Zim purses his lips and turns away. “There was always a point.” He falls silent for a moment, one antenna twitching up a bit in thought. “I just… I thought if I was just a little better, if I accomplished something important for once, that… I don’t know, that maybe I’d.” He pauses and grits his teeth. “Maybe if I actually managed to take over this filthy planet I’d be worth something for once.”
Day 2. Be Gay Do Crime (LGBTQA+ headcannons)
Dib is bi/pan/demi-ro, Gaz is lesbian, Zim is ace/demi-ro
Headcanons.
Dib seems like the kind of guy that would both take whatever kind of relationship he could get, but also appreciate it. Dib isn’t afraid to work for what he wants and isn’t afraid of things that are “not normal” so I see him being the type to not care about the gender of whoever he eventually decides to date. However, because Dib’s been burned in the past, he would need a deep and sincere emotional relationship to see someone as a potential romantic partner.

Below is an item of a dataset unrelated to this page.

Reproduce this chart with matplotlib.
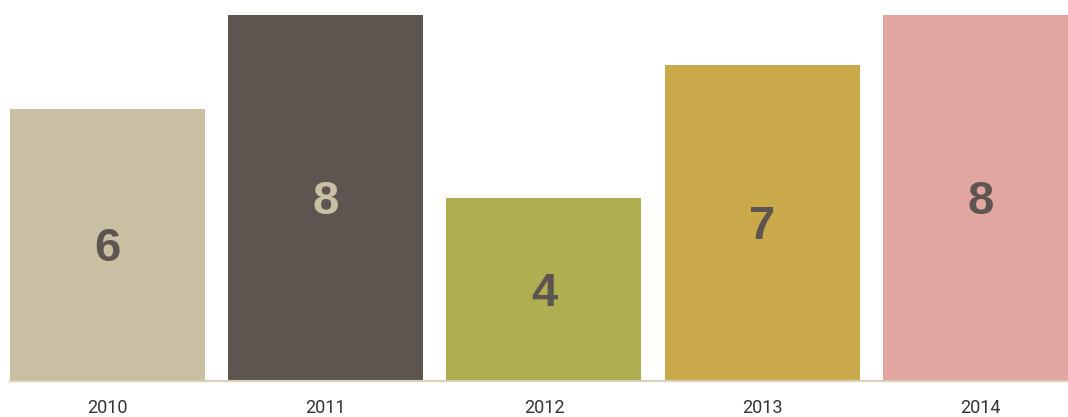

Gaz is just a big lesbian. Girls, man.
Zim is ace all the way baby!!! He’s just not interested, and sure, part of that is me projecting, but it just feels right for Zim to just… not care. He has no interest and doesn’t care for sexual attraction regardless of whether or not Irkens do/can/will have sex or not. On the other hand, Zim has expressed a softer side before and I can see him being able to maybe eventually develop romantic feelings for someone if he actually manages to get close enough to them for those kinds of feelings to even emerge. It would take a lot of time and a deep, meaningful friendship, but Zim has shown he’s capable of love. He just has to let himself feel it.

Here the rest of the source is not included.